The plan was to create a colorful stamped background to nudge out my crabbiness and then return to my list. Instead, I kept going.
I had discovered that sweet spot of timing and desire that makes it hard to do anything but finish.
This doesn’t happen every day for me and I bet it doesn’t for you either. But wouldn’t it be swell if it did?
To understand how to finish more often, we must tease apart why.
But first, I want to remind you to be gentle and kind with yourself. Create a safe space for honest reflection and acceptance without self-judgement. It doesn’t matter how you got here; what matters is where you go next.
4 Reasons Why Your Project is Unfinished
When you understand what factors contributed to not finishing, you can work at avoiding those obstacles in the future. A knowledge of why will arm you with the exact tools you need to forge a new and better path.
1. You have shiny object syndrome.
As women with creative interests, not to mention many responsibilities, it can be so hard to stay focused. Whether by new ideas, new projects, or simply a new episode of a favorite podcast, distraction is the fastest way to get off track. While you have so many good intentions, it can be hard to resist the lure of the next new thing.

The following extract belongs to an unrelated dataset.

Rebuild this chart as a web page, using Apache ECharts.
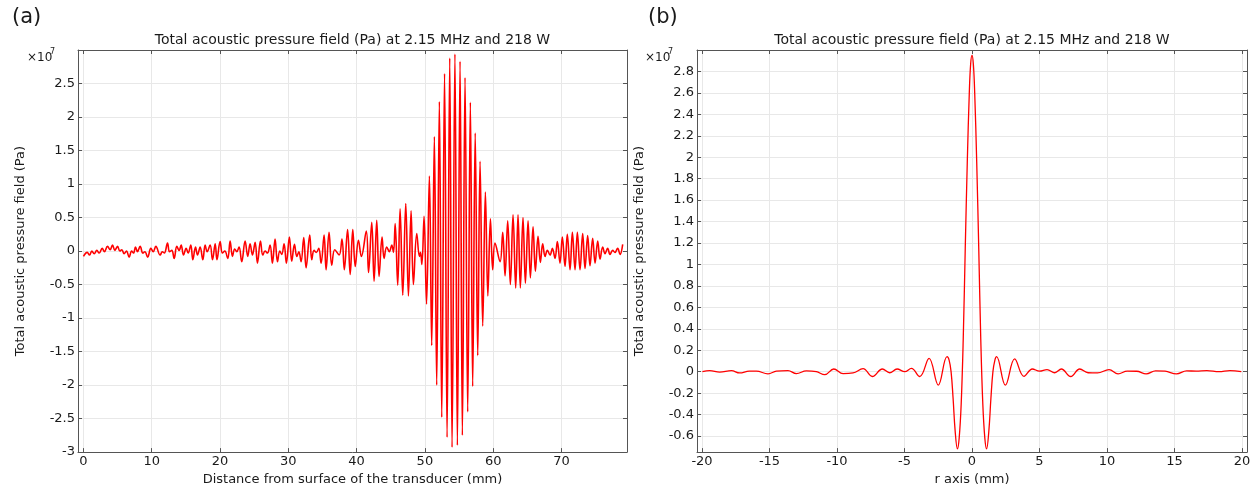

What to do next: “Gamify” your experience, challenging yourself to focus for periods of time or to finish something before you’re allowed to do something else. Then, document your victories so you have a visual record of finishing.
2. You made the project too complicated.
The excitement of new supplies or new ideas can also lead to making a project more complicated that it needs to be. I can feel frustrating when there’s too much effort needed for each step or you’re trying too many new things at once. Your great idea can start to feel like a big mistake.
What to do next: There’s almost always a simpler solution that’s just as satisfying and meaningful, even as a course correction on an existing project. And when you select projects in the future, remember to take a moment to ask if your intended approach could be simplified.
3. You are battling perfectionism.
There’s little worse in scrapbooking than feeling paralyzed by indecision. You want to make all the right choices and take all the right steps, but this quest for perfection can seriously stall your progress. Then, projects can continually get pushed aside in waiting for that perfect time when you feel creative and skillful.
What to do next: To combat negative internal monologues, focus on creating within your wheelhouse. Use techniques and approaches you’ve used before and feel confident applying again. Build your confidence with successes before you try something new.
4. You lost the project’s joy connection.
Sometimes a project just doesn’t feel fun anymore, perhaps because one of the previous three reasons set you back. When you lose motivation for a project, what that really means is other circumstances have blocked your connection to the joy. Whatever meaning and deeper satisfaction underpins your process, this connection is what fuels creation.
What to do next: Spend a few minutes journaling about why you started this project or even simply a few minutes sharing that reason with someone else. Working through your thoughts and feelings by putting them into words is a fast track to clarity of purpose.